-- What the exercise asks --
Leave out the pictures and restate the rest of the data exactly.
____________________
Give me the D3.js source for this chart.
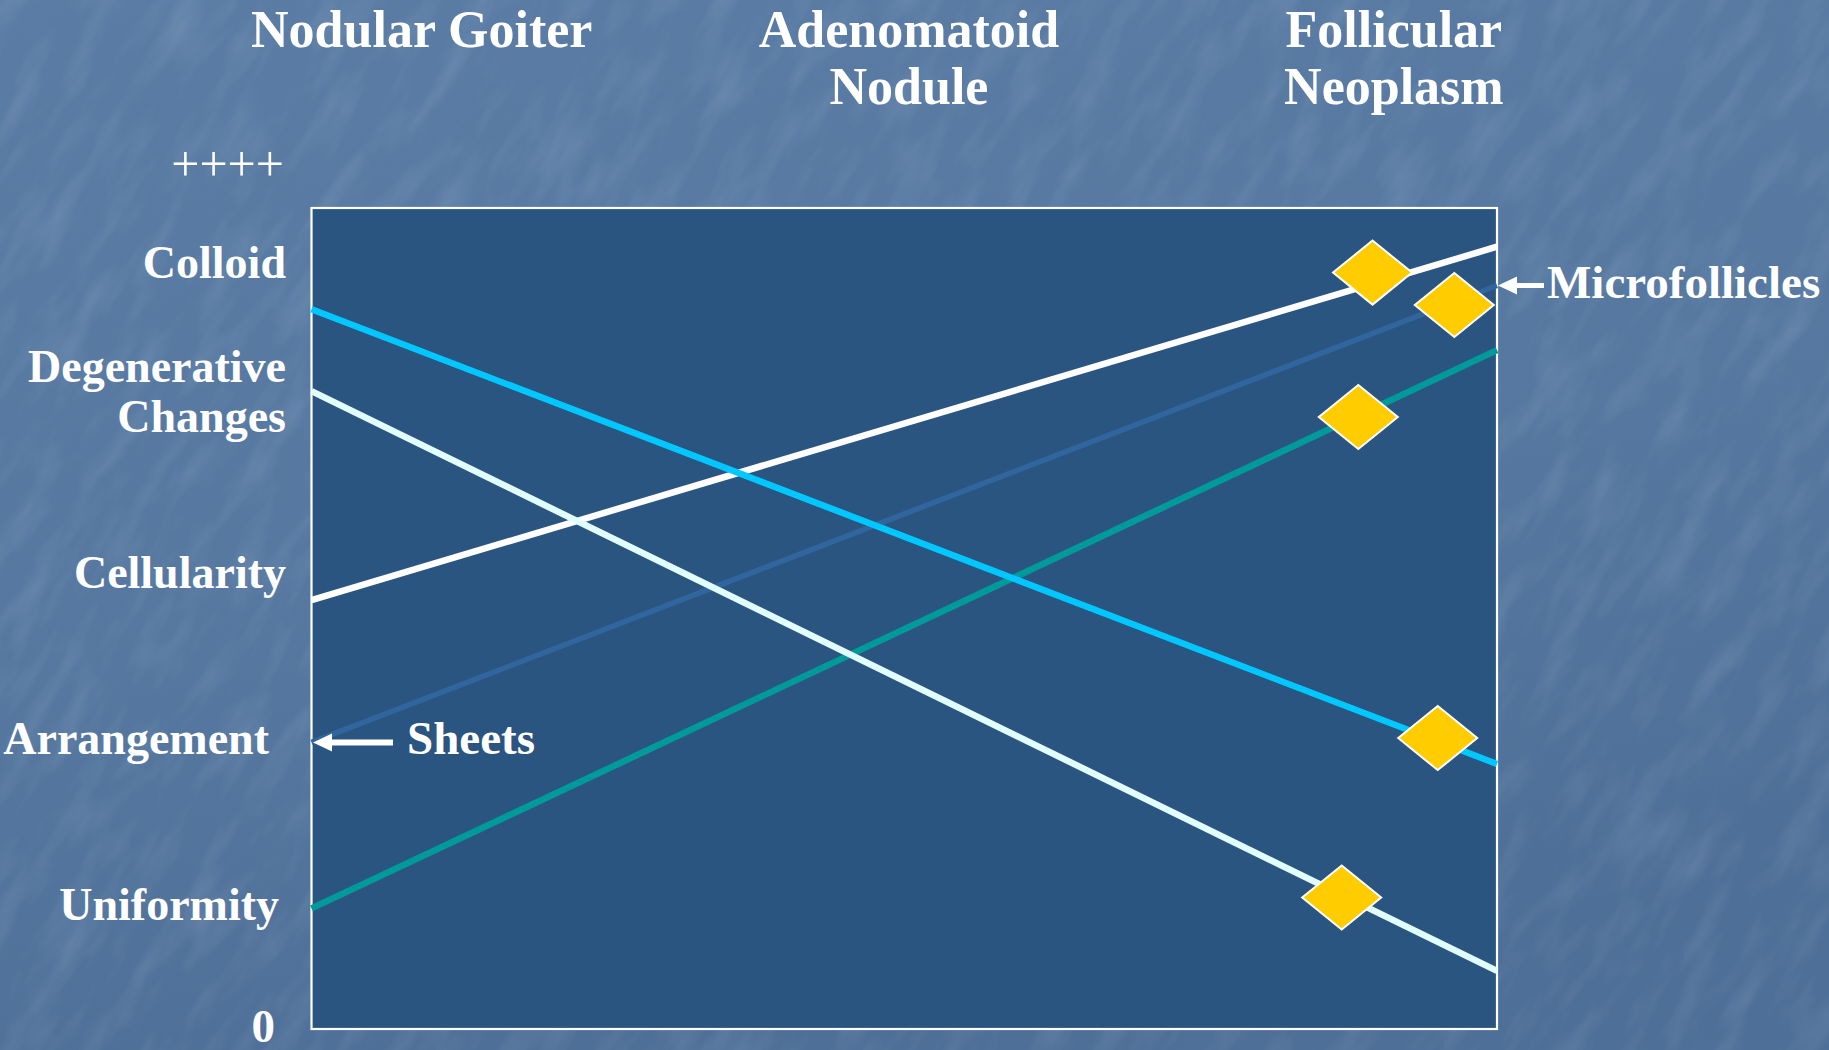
<!DOCTYPE html>
<html>
<head>
<meta charset="utf-8">
<script src="https://cdn.jsdelivr.net/npm/d3@7"></script>
<style>
  html, body { margin: 0; padding: 0; background: #567aa3; }
  svg { display: block; }
  text { font-family: "Liberation Serif", "Times New Roman", serif; fill: #ffffff; }
</style>
</head>
<body>
<script>
// Column headings (one entry per column, split into lines)
const headers = [["Nodular Goiter"], ["Adenomatoid", "Nodule"], ["Follicular", "Neoplasm"]];
const headerPositions = [0.093, 0.504, 0.913];

// Feature labels along the left side and the scale end labels
const featureLabels = [["Colloid"], ["Degenerative", "Changes"], ["Cellularity"], ["Arrangement"], ["Uniformity"]];
const featureLabelValues = [3.56, 2.96, 2.12, 1.35, 0.58];
const scaleEndLabels = ["0", "++++"];
const scaleEndValues = [0, 4];

// Each feature runs from nodular goiter (left edge) to follicular neoplasm (right edge)
const seriesNames = ["Colloid", "Degenerative Changes", "Cellularity", "Arrangement", "Uniformity"];
const goiterValues = [3.34, 2.96, 1.99, 1.33, 0.56];
const neoplasmValues = [1.23, 0.27, 3.63, 3.45, 3.15];
const seriesColors = ["#00c8ff", "#e2ffff", "#ffffff", "#30659d", "#009a9a"];

// Yellow diamond markers showing where follicular neoplasm falls on each line
const markerPositions = [0.950, 0.869, 0.895, 0.964, 0.883];
const markerValues = [1.35, 0.61, 3.51, 3.36, 2.84];

// Callouts at the two ends of the arrangement line
const callouts = [{ text: "Sheets", at: 0, value: 1.33 },
                  { text: "Microfollicles", at: 1, value: 3.45 }];

const W = 1829, H = 1050;
const box = { left: 311.5, right: 1497, top: 208, bottom: 1029 };

const svg = d3.select("body").append("svg").attr("width", W).attr("height", H);
const defs = svg.append("defs");

// Background: blue slate with soft mottling and faint diagonal streaks
const bg = defs.append("linearGradient").attr("id", "bgGrad")
  .attr("x1", 0).attr("y1", 0).attr("x2", 0.3).attr("y2", 1);
bg.append("stop").attr("offset", 0).attr("stop-color", "#5a7ca5");
bg.append("stop").attr("offset", 0.6).attr("stop-color", "#5678a0");
bg.append("stop").attr("offset", 1).attr("stop-color", "#4e6f98");

const streak = defs.append("filter").attr("id", "streaks")
  .attr("x", 0).attr("y", 0).attr("width", 1).attr("height", 1);
streak.append("feTurbulence").attr("type", "fractalNoise")
  .attr("baseFrequency", "0.012 0.04").attr("numOctaves", 4).attr("seed", 11);
streak.append("feColorMatrix").attr("type", "matrix")
  .attr("values", "0 0 0 0 1  0 0 0 0 1  0 0 0 0 1  1.6 0 0 0 -0.7");
streak.append("feGaussianBlur").attr("stdDeviation", 0.8);

const mottle = defs.append("filter").attr("id", "mottle")
  .attr("x", 0).attr("y", 0).attr("width", 1).attr("height", 1);
mottle.append("feTurbulence").attr("type", "fractalNoise")
  .attr("baseFrequency", "0.006 0.012").attr("numOctaves", 3).attr("seed", 4);
mottle.append("feColorMatrix").attr("type", "matrix")
  .attr("values", "0 0 0 0 0.1  0 0 0 0 0.2  0 0 0 0 0.35  0 -1.4 0 0 0.85");

svg.append("rect").attr("width", W).attr("height", H).attr("fill", "url(#bgGrad)");
const tex = svg.append("g").attr("transform", `translate(${W / 2},${H / 2}) rotate(-58)`);
tex.append("rect").attr("x", -1300).attr("y", -1300).attr("width", 2600).attr("height", 2600)
  .attr("filter", "url(#mottle)").attr("opacity", 0.22);
tex.append("rect").attr("x", -1300).attr("y", -1300).attr("width", 2600).attr("height", 2600)
  .attr("filter", "url(#streaks)").attr("opacity", 0.12);

// Scales
const x = d3.scaleLinear().domain([0, 1]).range([box.left, box.right]);
const y = d3.scaleLinear().domain([0, 4]).range([1029, 167]);

// Plot panel
svg.append("rect")
  .attr("x", box.left).attr("y", box.top)
  .attr("width", box.right - box.left).attr("height", box.bottom - box.top)
  .attr("fill", "#2b5581").attr("stroke", "#ffffff").attr("stroke-width", 2.2);

// Column headings
const hdr = svg.append("g").attr("font-weight", "bold").attr("font-size", 52);
headers.forEach((lines, i) => {
  const t = hdr.append("text").attr("text-anchor", "middle")
    .attr("x", x(headerPositions[i])).attr("y", 47);
  lines.forEach((ln, j) => t.append("tspan").attr("x", x(headerPositions[i])).attr("dy", j === 0 ? 0 : 57).text(ln));
});

// Feature labels on the left
const labelRight = 286;
const labelNudge = { "Arrangement": -17, "Uniformity": -7 };
const lab = svg.append("g").attr("font-weight", "bold").attr("font-size", 46);
featureLabels.forEach((lines, i) => {
  const cy = y(featureLabelValues[i]);
  const lh = 50;
  const t = lab.append("text").attr("text-anchor", "end").attr("dominant-baseline", "central");
  lines.forEach((ln, j) => {
    t.append("tspan")
      .attr("x", labelRight + (labelNudge[ln] || 0))
      .attr("y", cy + (j - (lines.length - 1) / 2) * lh)
      .text(ln);
  });
});

// Scale end labels
lab.append("text").attr("text-anchor", "end").attr("dominant-baseline", "central")
  .attr("x", 275).attr("y", y(scaleEndValues[0]) - 3).attr("font-size", 47).text(scaleEndLabels[0]);
svg.append("text").attr("text-anchor", "end").attr("dominant-baseline", "central")
  .attr("x", 284).attr("y", y(scaleEndValues[1]) - 3).attr("font-size", 50).text(scaleEndLabels[1]);

// Feature lines
const lineGen = d3.line().x(d => x(d[0])).y(d => y(d[1]));
const lines = svg.append("g").attr("fill", "none").attr("stroke-linecap", "butt");
const drawOrder = [3, 4, 2, 1, 0];
drawOrder.forEach(i => {
  lines.append("path")
    .attr("d", lineGen([[0, goiterValues[i]], [1, neoplasmValues[i]]]))
    .attr("stroke", seriesColors[i])
    .attr("stroke-width", i === 3 ? 5.5 : 6.5);
});

// Diamond markers
const halfW = 39.5, halfH = 32;
svg.append("g").selectAll("path").data(seriesNames).join("path")
  .attr("d", (d, i) => {
    const cx = x(markerPositions[i]), cy = y(markerValues[i]);
    return `M${cx},${cy - halfH}L${cx + halfW},${cy}L${cx},${cy + halfH}L${cx - halfW},${cy}Z`;
  })
  .attr("fill", "#ffcc00").attr("stroke", "#ffffff").attr("stroke-width", 2);

// Callout arrows and labels
const call = svg.append("g");
callouts.forEach(c => {
  const tipX = c.at === 0 ? x(0) + 1.5 : x(1) + 1;
  const cy = y(c.value);
  const len = c.at === 0 ? 80 : 46;
  const head = 19, hh = 9;
  call.append("line")
    .attr("x1", tipX + head - 2).attr("x2", tipX + len)
    .attr("y1", cy).attr("y2", cy)
    .attr("stroke", "#ffffff").attr("stroke-width", c.at === 0 ? 6 : 5);
  call.append("path")
    .attr("d", `M${tipX},${cy}L${tipX + head},${cy - hh}L${tipX + head},${cy + hh}Z`)
    .attr("fill", "#ffffff");
  call.append("text")
    .attr("x", tipX + len + (c.at === 0 ? 14 : 3)).attr("y", cy - 4)
    .attr("dominant-baseline", "central")
    .attr("font-weight", "bold").attr("font-size", 47)
    .text(c.text);
});
</script>
</body>
</html>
____________________
-- The output --
Give me the D3.js source for this chart.
<!DOCTYPE html>
<html>
<head>
<meta charset="utf-8">
<script src="https://cdn.jsdelivr.net/npm/d3@7"></script>
<style>
  html, body { margin: 0; padding: 0; background: #567aa3; }
  svg { display: block; }
  text { font-family: "Liberation Serif", "Times New Roman", serif; fill: #ffffff; }
</style>
</head>
<body>
<script>
// Column headings (one entry per column, split into lines)
const headers = [["Nodular Goiter"], ["Adenomatoid", "Nodule"], ["Follicular", "Neoplasm"]];
const headerPositions = [0.093, 0.504, 0.913];

// Feature labels along the left side and the scale end labels
const featureLabels = [["Colloid"], ["Degenerative", "Changes"], ["Cellularity"], ["Arrangement"], ["Uniformity"]];
const featureLabelValues = [3.56, 2.96, 2.12, 1.35, 0.58];
const scaleEndLabels = ["0", "++++"];
const scaleEndValues = [0, 4];

// Each feature runs from nodular goiter (left edge) to follicular neoplasm (right edge)
const seriesNames = ["Colloid", "Degenerative Changes", "Cellularity", "Arrangement", "Uniformity"];
const goiterValues = [3.34, 2.96, 1.99, 1.33, 0.56];
const neoplasmValues = [1.23, 0.27, 3.63, 3.45, 3.15];
const seriesColors = ["#00c8ff", "#e2ffff", "#ffffff", "#30659d", "#009a9a"];

// Yellow diamond markers showing where follicular neoplasm falls on each line
const markerPositions = [0.950, 0.869, 0.895, 0.964, 0.883];
const markerValues = [1.35, 0.61, 3.51, 3.36, 2.84];

// Callouts at the two ends of the arrangement line
const callouts = [{ text: "Sheets", at: 0, value: 1.33 },
                  { text: "Microfollicles", at: 1, value: 3.45 }];

const W = 1829, H = 1050;
const box = { left: 311.5, right: 1497, top: 208, bottom: 1029 };

const svg = d3.select("body").append("svg").attr("width", W).attr("height", H);
const defs = svg.append("defs");

// Background: blue slate with soft mottling and faint diagonal streaks
const bg = defs.append("linearGradient").attr("id", "bgGrad")
  .attr("x1", 0).attr("y1", 0).attr("x2", 0.3).attr("y2", 1);
bg.append("stop").attr("offset", 0).attr("stop-color", "#5a7ca5");
bg.append("stop").attr("offset", 0.6).attr("stop-color", "#5678a0");
bg.append("stop").attr("offset", 1).attr("stop-color", "#4e6f98");

const streak = defs.append("filter").attr("id", "streaks")
  .attr("x", 0).attr("y", 0).attr("width", 1).attr("height", 1);
streak.append("feTurbulence").attr("type", "fractalNoise")
  .attr("baseFrequency", "0.012 0.04").attr("numOctaves", 4).attr("seed", 11);
streak.append("feColorMatrix").attr("type", "matrix")
  .attr("values", "0 0 0 0 1  0 0 0 0 1  0 0 0 0 1  1.6 0 0 0 -0.7");
streak.append("feGaussianBlur").attr("stdDeviation", 0.8);

const mottle = defs.append("filter").attr("id", "mottle")
  .attr("x", 0).attr("y", 0).attr("width", 1).attr("height", 1);
mottle.append("feTurbulence").attr("type", "fractalNoise")
  .attr("baseFrequency", "0.006 0.012").attr("numOctaves", 3).attr("seed", 4);
mottle.append("feColorMatrix").attr("type", "matrix")
  .attr("values", "0 0 0 0 0.1  0 0 0 0 0.2  0 0 0 0 0.35  0 -1.4 0 0 0.85");

svg.append("rect").attr("width", W).attr("height", H).attr("fill", "url(#bgGrad)");
const tex = svg.append("g").attr("transform", `translate(${W / 2},${H / 2}) rotate(-58)`);
tex.append("rect").attr("x", -1300).attr("y", -1300).attr("width", 2600).attr("height", 2600)
  .attr("filter", "url(#mottle)").attr("opacity", 0.22);
tex.append("rect").attr("x", -1300).attr("y", -1300).attr("width", 2600).attr("height", 2600)
  .attr("filter", "url(#streaks)").attr("opacity", 0.12);

// Scales
const x = d3.scaleLinear().domain([0, 1]).range([box.left, box.right]);
const y = d3.scaleLinear().domain([0, 4]).range([1029, 167]);

// Plot panel
svg.append("rect")
  .attr("x", box.left).attr("y", box.top)
  .attr("width", box.right - box.left).attr("height", box.bottom - box.top)
  .attr("fill", "#2b5581").attr("stroke", "#ffffff").attr("stroke-width", 2.2);

// Column headings
const hdr = svg.append("g").attr("font-weight", "bold").attr("font-size", 52);
headers.forEach((lines, i) => {
  const t = hdr.append("text").attr("text-anchor", "middle")
    .attr("x", x(headerPositions[i])).attr("y", 47);
  lines.forEach((ln, j) => t.append("tspan").attr("x", x(headerPositions[i])).attr("dy", j === 0 ? 0 : 57).text(ln));
});

// Feature labels on the left
const labelRight = 286;
const labelNudge = { "Arrangement": -17, "Uniformity": -7 };
const lab = svg.append("g").attr("font-weight", "bold").attr("font-size", 46);
featureLabels.forEach((lines, i) => {
  const cy = y(featureLabelValues[i]);
  const lh = 50;
  const t = lab.append("text").attr("text-anchor", "end").attr("dominant-baseline", "central");
  lines.forEach((ln, j) => {
    t.append("tspan")
      .attr("x", labelRight + (labelNudge[ln] || 0))
      .attr("y", cy + (j - (lines.length - 1) / 2) * lh)
      .text(ln);
  });
});

// Scale end labels
lab.append("text").attr("text-anchor", "end").attr("dominant-baseline", "central")
  .attr("x", 275).attr("y", y(scaleEndValues[0]) - 3).attr("font-size", 47).text(scaleEndLabels[0]);
svg.append("text").attr("text-anchor", "end").attr("dominant-baseline", "central")
  .attr("x", 284).attr("y", y(scaleEndValues[1]) - 3).attr("font-size", 50).text(scaleEndLabels[1]);

// Feature lines
const lineGen = d3.line().x(d => x(d[0])).y(d => y(d[1]));
const lines = svg.append("g").attr("fill", "none").attr("stroke-linecap", "butt");
const drawOrder = [3, 4, 2, 1, 0];
drawOrder.forEach(i => {
  lines.append("path")
    .attr("d", lineGen([[0, goiterValues[i]], [1, neoplasmValues[i]]]))
    .attr("stroke", seriesColors[i])
    .attr("stroke-width", i === 3 ? 5.5 : 6.5);
});

// Diamond markers
const halfW = 39.5, halfH = 32;
svg.append("g").selectAll("path").data(seriesNames).join("path")
  .attr("d", (d, i) => {
    const cx = x(markerPositions[i]), cy = y(markerValues[i]);
    return `M${cx},${cy - halfH}L${cx + halfW},${cy}L${cx},${cy + halfH}L${cx - halfW},${cy}Z`;
  })
  .attr("fill", "#ffcc00").attr("stroke", "#ffffff").attr("stroke-width", 2);

// Callout arrows and labels
const call = svg.append("g");
callouts.forEach(c => {
  const tipX = c.at === 0 ? x(0) + 1.5 : x(1) + 1;
  const cy = y(c.value);
  const len = c.at === 0 ? 80 : 46;
  const head = 19, hh = 9;
  call.append("line")
    .attr("x1", tipX + head - 2).attr("x2", tipX + len)
    .attr("y1", cy).attr("y2", cy)
    .attr("stroke", "#ffffff").attr("stroke-width", c.at === 0 ? 6 : 5);
  call.append("path")
    .attr("d", `M${tipX},${cy}L${tipX + head},${cy - hh}L${tipX + head},${cy + hh}Z`)
    .attr("fill", "#ffffff");
  call.append("text")
    .attr("x", tipX + len + (c.at === 0 ? 14 : 3)).attr("y", cy - 4)
    .attr("dominant-baseline", "central")
    .attr("font-weight", "bold").attr("font-size", 47)
    .text(c.text);
});
</script>
</body>
</html>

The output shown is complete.